As the Milford Sound track partially reopens, the damage it sustained highlights the need to curb climate change and prepare for its impacts, Conservation Minister Eugenie Sage says.
The track is reopening next week after heavy storm damage caused rockfalls and slips that left trampers dead or stranded and heavily damaged a hut.
Sage said she was proud of the efforts of Department of Conservation (DOC) staff to get the track open, and they were hoping by the end of next week, to have been able to reopen about 60 of the more than 70 tracks that were closed.
She said they knew how important the tracks were to tourism in the area, and while the opening would mean the return of some revenue to the department, the real costs were in the repairs required and the diversion of staff from important conservation work.
"That's the actual bigger cost, not the lost revenue really - it's more the repair costs that weren't anticipated" - Conservation Minister Eugenie Sage
"It is also the major costs of these intense storm events: the damage to nature, the big slips that occurred and also the damage to the tracks, the huts, the toilets, the bridges and just the ongoing additional costs then of repair, the fact that staff are diverted from other work to focus on assessing the track so that they're safe, and then putting the resources into repair."
She said she did not have a repair costs estimate yet, but the damage from the storms showed why the government needed to focus on protecting the climate.
"The key is actually protecting the climate, but yes these climate events are having a significant effect on the department and tracks and huts.
"[That is] why this government is doing so much to get our emissions down, because these extreme weather evens that we saw in Southland, Otago, do major damage because they're more intense."
She said it the department was looking at preparing for such weather events for other tracks around the country.
"Like Abel Tasman, some of the campsites have to be moved further inland because of more intense wave action that comes further up the beach, so across the conservation estate looking at how to make infrastructure more resilient.
"Looking at things like bridges ... do they need to be higher, do the abutments need to be strengthened ... it's those sorts of quite detailed considerations on a track-by-track basis."
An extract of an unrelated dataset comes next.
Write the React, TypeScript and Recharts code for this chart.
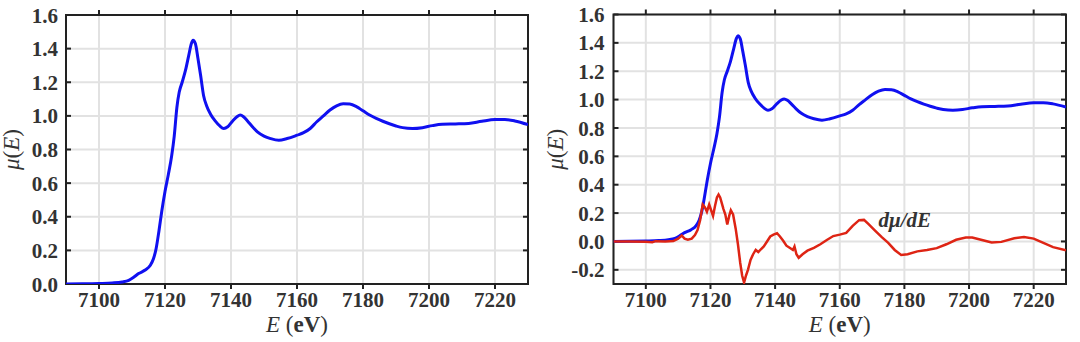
import React from "react";
import { LineChart, Line, XAxis, YAxis, CartesianGrid, ReferenceDot, ReferenceLine, ReferenceArea } from "recharts";

// x axis (photon energy, eV)
const energyTicks = [7100, 7120, 7140, 7160, 7180, 7200, 7220];
const leftYTicks = [0, 0.2, 0.4, 0.6, 0.8, 1.0, 1.2, 1.4, 1.6];
const rightYTicks = [-0.2, 0, 0.2, 0.4, 0.6, 0.8, 1.0, 1.2, 1.4, 1.6];

// normalised absorption mu(E)
const muEnergy = [
  7090, 7095, 7100, 7104, 7107, 7109, 7110.5, 7112, 7114, 7115.5, 7116.5, 7117.3, 7118.2, 7119, 7120,
  7121, 7122, 7122.8, 7123.6, 7124.3, 7125.2, 7126.2, 7127.2, 7128, 7128.5, 7129.2, 7130, 7130.8,
  7131.7, 7132.6, 7133.8, 7135.2, 7136.6, 7137.8, 7139, 7140.5, 7141.8, 7142.8, 7143.8, 7145, 7146.5,
  7148, 7150, 7152, 7154.5, 7157, 7160, 7162, 7164, 7166, 7168, 7170, 7172, 7174, 7176, 7178, 7180,
  7182, 7184, 7186, 7188, 7190, 7192, 7195, 7198, 7201, 7204, 7208, 7212, 7216, 7220, 7223, 7226, 7230,
];
const muValue = [
  0, 0.001, 0.003, 0.006, 0.012, 0.022, 0.04, 0.062, 0.083, 0.11, 0.15, 0.21, 0.32, 0.43, 0.55,
  0.65, 0.76, 0.88, 1.05, 1.14, 1.2, 1.27, 1.36, 1.43, 1.45, 1.43, 1.34, 1.24,
  1.12, 1.06, 1.01, 0.97, 0.94, 0.925, 0.935, 0.97, 0.995, 1.005, 0.995, 0.97, 0.935,
  0.905, 0.88, 0.865, 0.855, 0.865, 0.885, 0.9, 0.925, 0.965, 1.0, 1.035, 1.06, 1.072, 1.07, 1.055, 1.03,
  1.005, 0.985, 0.968, 0.953, 0.94, 0.93, 0.925, 0.93, 0.942, 0.95, 0.952, 0.955, 0.968, 0.978, 0.978, 0.97, 0.948,
];

// first derivative d mu / dE
const derivEnergy = [
  7090, 7095, 7100, 7102, 7103, 7106, 7108.5, 7110, 7111.1, 7112, 7113, 7114.2, 7115.2, 7116, 7116.8,
  7117.6, 7118.3, 7118.9, 7119.6, 7120.2, 7120.8, 7121.4, 7122, 7122.5, 7123, 7123.5, 7124, 7124.6,
  7125.2, 7125.8, 7126.3, 7127, 7127.8, 7128.5, 7129.2, 7129.8, 7130.4, 7131, 7131.6, 7132.4, 7133.2,
  7134, 7134.8, 7135.6, 7136.5, 7137.5, 7138.5, 7139.5, 7140.6, 7141.5, 7142.5, 7143.5, 7144.5, 7145.5,
  7146, 7146.6, 7147.3, 7148.5, 7150, 7152, 7154, 7156, 7158, 7160, 7162, 7164, 7166, 7167.5, 7169,
  7171, 7173, 7175, 7177, 7179, 7181, 7184, 7187, 7190, 7193, 7196, 7199, 7201, 7204, 7207, 7210,
  7214, 7217, 7220, 7223, 7226, 7230,
];
const derivValue = [
  0, 0, -0.002, -0.006, 0.002, 0, 0.003, 0.02, 0.042, 0.02, 0.012, 0.02, 0.045, 0.08, 0.15,
  0.26, 0.24, 0.21, 0.26, 0.22, 0.18, 0.25, 0.31, 0.33, 0.31, 0.27, 0.23, 0.19,
  0.12, 0.18, 0.22, 0.19, 0.09, -0.02, -0.15, -0.24, -0.29, -0.24, -0.2, -0.13, -0.09,
  -0.06, -0.075, -0.055, -0.035, 0, 0.035, 0.048, 0.058, 0.035, 0.005, -0.03, -0.045, -0.06,
  -0.035, -0.09, -0.115, -0.09, -0.065, -0.045, -0.02, 0.01, 0.038, 0.048, 0.06, 0.11, 0.15, 0.152, 0.12,
  0.075, 0.03, -0.01, -0.06, -0.095, -0.09, -0.07, -0.06, -0.047, -0.02, 0.012, 0.027, 0.027, 0.01, -0.008, -0.003,
  0.022, 0.032, 0.02, -0.01, -0.04, -0.062,
];

const derivNote = { e: 7172, v: 0.1, text: "dμ/dE" };

const muPoints = muEnergy.map((e, i) => ({ e, v: muValue[i] }));
const derivPoints = derivEnergy.map((e, i) => ({ e, v: derivValue[i] }));

const FONT = "'Liberation Serif', 'DejaVu Serif', serif";
const INK = "#333";
const FRAME = "#222";
const GRID = "#e2e2e2";
const TICK = 5;

const fmt = (v: number) => v.toFixed(1);
const txt = { fontFamily: FONT };

// inward tick stubs at both ends of a reference line
const vStubs = (p: any) => (
  <g>
    <line x1={p.x1} x2={p.x1} y1={p.y1} y2={p.y1 + TICK} stroke={FRAME} strokeWidth={2} />
    <line x1={p.x2} x2={p.x2} y1={p.y2} y2={p.y2 - TICK} stroke={FRAME} strokeWidth={2} />
  </g>
);
const hStubs = (p: any) => (
  <g>
    <line x1={p.x1} x2={p.x1 + TICK} y1={p.y1} y2={p.y1} stroke={FRAME} strokeWidth={2} />
    <line x1={p.x2} x2={p.x2 - TICK} y1={p.y2} y2={p.y2} stroke={FRAME} strokeWidth={2} />
  </g>
);

function Panel({ left, width, margin, axisWidth, yDomain, yTicks, yGap, titleX, deriv }: any) {
  const leftTick = (p: any) => (
    <text x={p.x} y={p.y} dy="0.36em" textAnchor="end" fill={INK} style={txt} fontWeight="bold" fontSize={21}>
      {fmt(p.payload.value)}
    </text>
  );
  const bottomTick = (p: any) => (
    <text x={p.x} y={p.y + 21} textAnchor="middle" fill={INK} style={txt} fontWeight="bold" fontSize={21}>
      {p.payload.value}
    </text>
  );

  return (
    <div style={{ position: "absolute", left, top: 0 }}>
      <LineChart width={width} height={342} margin={margin}>
        <CartesianGrid stroke={GRID} strokeWidth={2} />
        <XAxis
          dataKey="e"
          type="number"
          domain={[7090, 7230]}
          ticks={energyTicks}
          interval={0}
          allowDataOverflow
          height={30}
          tickSize={0}
          tickMargin={2}
          tickLine={false}
          axisLine={false}
          tick={bottomTick}
          label={(p: any) => {
            const vb = p.viewBox;
            return (
              <text x={vb.x + vb.width / 2} y={vb.y + 48} textAnchor="middle" fill={INK} style={txt} fontSize={23}>
                <tspan fontStyle="italic">E</tspan>
                <tspan> (</tspan>
                <tspan fontWeight="bold">eV</tspan>
                <tspan>)</tspan>
              </text>
            );
          }}
        />
        <YAxis
          type="number"
          domain={yDomain}
          ticks={yTicks}
          interval={0}
          allowDataOverflow
          width={axisWidth}
          tickSize={0}
          tickMargin={yGap}
          tickLine={false}
          axisLine={false}
          tick={leftTick}
          label={(p: any) => {
            const vb = p.viewBox;
            const cy = vb.y + vb.height / 2;
            return (
              <text
                x={titleX}
                y={cy}
                transform={`rotate(-90, ${titleX}, ${cy})`}
                textAnchor="middle"
                fill={INK}
                style={txt}
                fontSize={23}
              >
                <tspan fontStyle="italic">μ</tspan>
                <tspan>(</tspan>
                <tspan fontStyle="italic">E</tspan>
                <tspan>)</tspan>
              </text>
            );
          }}
        />
        {energyTicks.map((e) => (
          <ReferenceLine key={`x${e}`} x={e} stroke="none" shape={vStubs} />
        ))}
        {yTicks.map((v: number) => (
          <ReferenceLine key={`y${v}`} y={v} stroke="none" shape={hStubs} />
        ))}
        <Line
          data={muPoints}
          dataKey="v"
          type="monotone"
          stroke="#1010f0"
          strokeWidth={3}
          dot={false}
          activeDot={false}
          isAnimationActive={false}
        />
        {deriv && (
          <Line
            data={derivPoints}
            dataKey="v"
            type="linear"
            stroke="#de2414"
            strokeWidth={2.5}
            dot={false}
            activeDot={false}
            isAnimationActive={false}
          />
        )}
        {deriv && (
          <ReferenceDot
            x={derivNote.e}
            y={derivNote.v}
            r={0}
            ifOverflow="visible"
            shape={(p: any) => (
              <text x={p.cx} y={p.cy} fill={INK} style={txt} fontStyle="italic" fontWeight="bold" fontSize={21}>
                {derivNote.text}
              </text>
            )}
          />
        )}
        <ReferenceArea
          x1={7090}
          x2={7230}
          y1={yDomain[0]}
          y2={yDomain[1]}
          fill="none"
          fillOpacity={0}
          stroke={FRAME}
          strokeWidth={2}
          ifOverflow="visible"
        />
      </LineChart>
    </div>
  );
}

export default function App() {
  return (
    <div style={{ position: "absolute", left: 0, top: 0, width: 1080, height: 342, background: "#fff" }}>
      <Panel
        left={0}
        width={540}
        margin={{ top: 15, right: 12, bottom: 28, left: 0 }}
        axisWidth={66}
        yDomain={[0, 1.6]}
        yTicks={leftYTicks}
        yGap={8}
        titleX={19}
        deriv={false}
      />
      <Panel
        left={540}
        width={540}
        margin={{ top: 14.5, right: 14, bottom: 28, left: 0 }}
        axisWidth={73.5}
        yDomain={[-0.3, 1.6]}
        yTicks={rightYTicks}
        yGap={9}
        titleX={23}
        deriv={true}
      />
    </div>
  );
}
There was also other conservation work that was being carried out to safeguard against climate change.
"There's a lot of work in the department to look at what are the impacts of a changing climate on biodiversity with warming temperatures, particularly in alpine areas, it means species have to move further up slope."
Milford and Routeburn tracks
Sage said the Milford track would be open as a three-day, two-night walk from Lake Te Anau along the Clinton River to the Clinton hut, to the Mintaro hut at the river's source, Lake Mintaro, and on to MacKinnon Pass, then back again.
"The other side going down to Sandfly Point and Piopiotahi / Milford Sound - there's been extensive damage there with one of the bridges out, some scarring of the track. So, that's not open but that experience ... from Clinton to Mintaro and up to the pass is a major part of the track and that's been reopened," she said.
About 5000 to 6000 people had their track bookings cancelled after the floods.
She said people whose bookings to walk the track had been cancelled were being offered priority on the shorter experience, with staff at Te Anau visitor centre facing a big task organising the logistics.
They would be refunded for one hut night if they chose to walk the new route, or could get a full refund by contacting DOC if they wanted to opt out.
The next focus for DOC staff and volunteers would be on partially reopening the Routeburn track, she said.
"On ensuring that there is an opportunity to walk - probably from the Glenorchy end - and experience part of the Routeburn track there.
"There are a number of slips on the track, the Howden hut is out, one of the bridges is out, so the department is looking to focus on what can be enabled there ... there's a big slip just from the start of the track to the divide."